Andrew Weatherall Essentials

Andrew Weatherall Essentials

The fact that Andrew Weatherall brought aspects of post-punk, dub, acid house and soul to his remixes for some of the UK’s biggest rock bands in the late ’80s and early ’90s (Primal Scream and New Order among them) was a foretelling of how the London DJ and producer, who died on February 17, 2020, would approach his own tracks. None of Weatherall’s projects stayed firmly in one lane: His earliest studio outfit, Bocca Juniors, released only two singles, but managed to corral almost all of his (and his Boy’s Own label partners’) musical interests into a sound that owed as much to early hip-hop production as the laidback Balearic beat born in Ibiza.
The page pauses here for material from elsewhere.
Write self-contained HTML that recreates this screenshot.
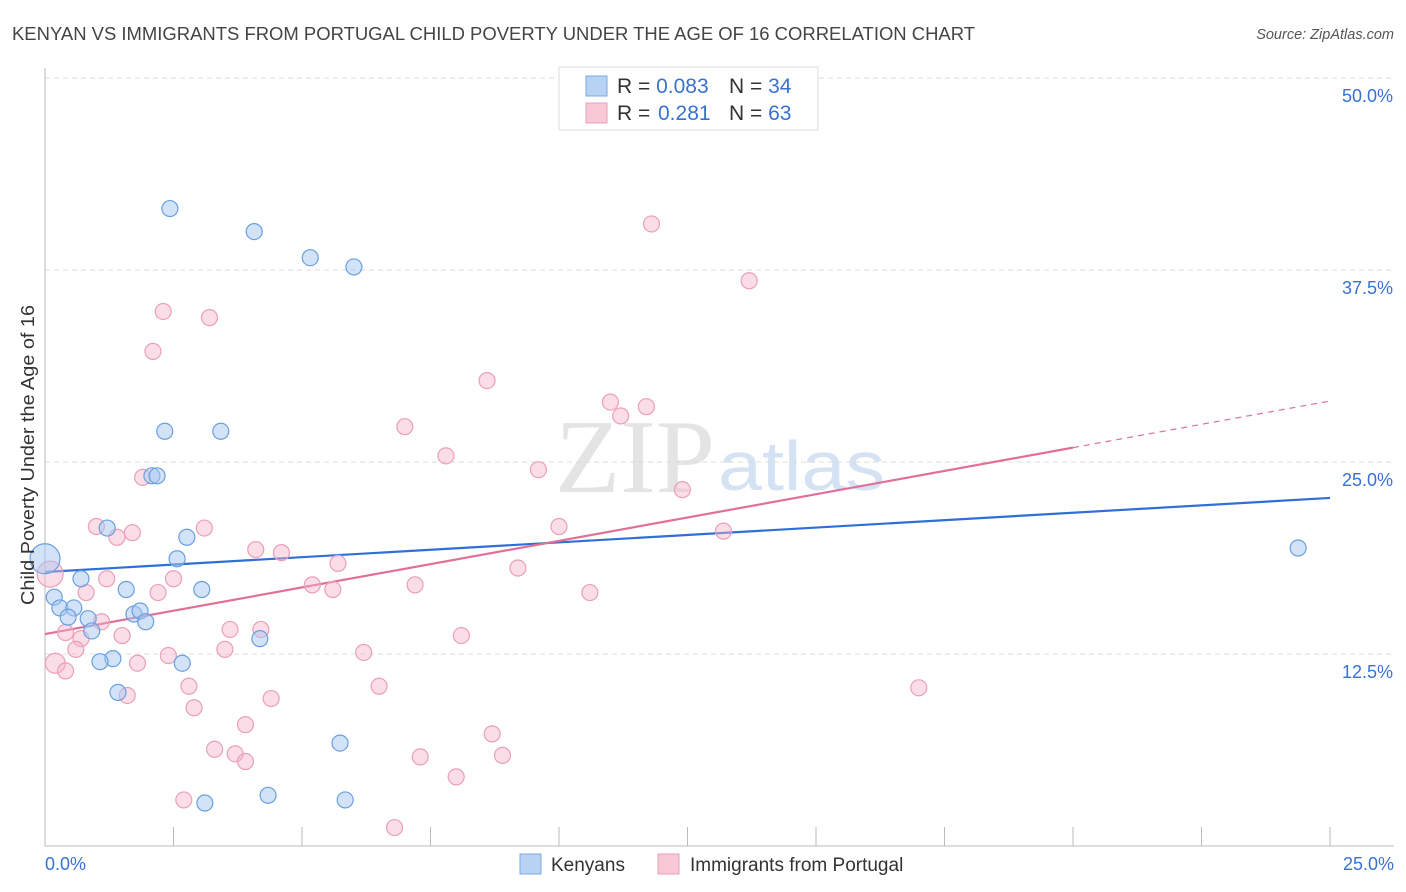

The Sabres of Paradise, which he formed in 1992 with Jagz Kooner and Gary Burns, explored the meeting point between acid’s squelchy arpeggiations, dub’s never-ending journey down the echo chamber, and the hypnagogic state evoked by post-rave chill-out ambient. And Two Lone Swordsmen (with Keith Tenniswood), who initially deconstructed electro-funk and techno's more pummelling tendencies, would, in the 2000s, turn their gaze back toward teasing out the rhythmic strands of post-punk. What’s fascinating about the through line of Weatherall’s studio output is that in laying bare all of dance music’s elements, he consistently found a groove tucked into some of the most unlikely places.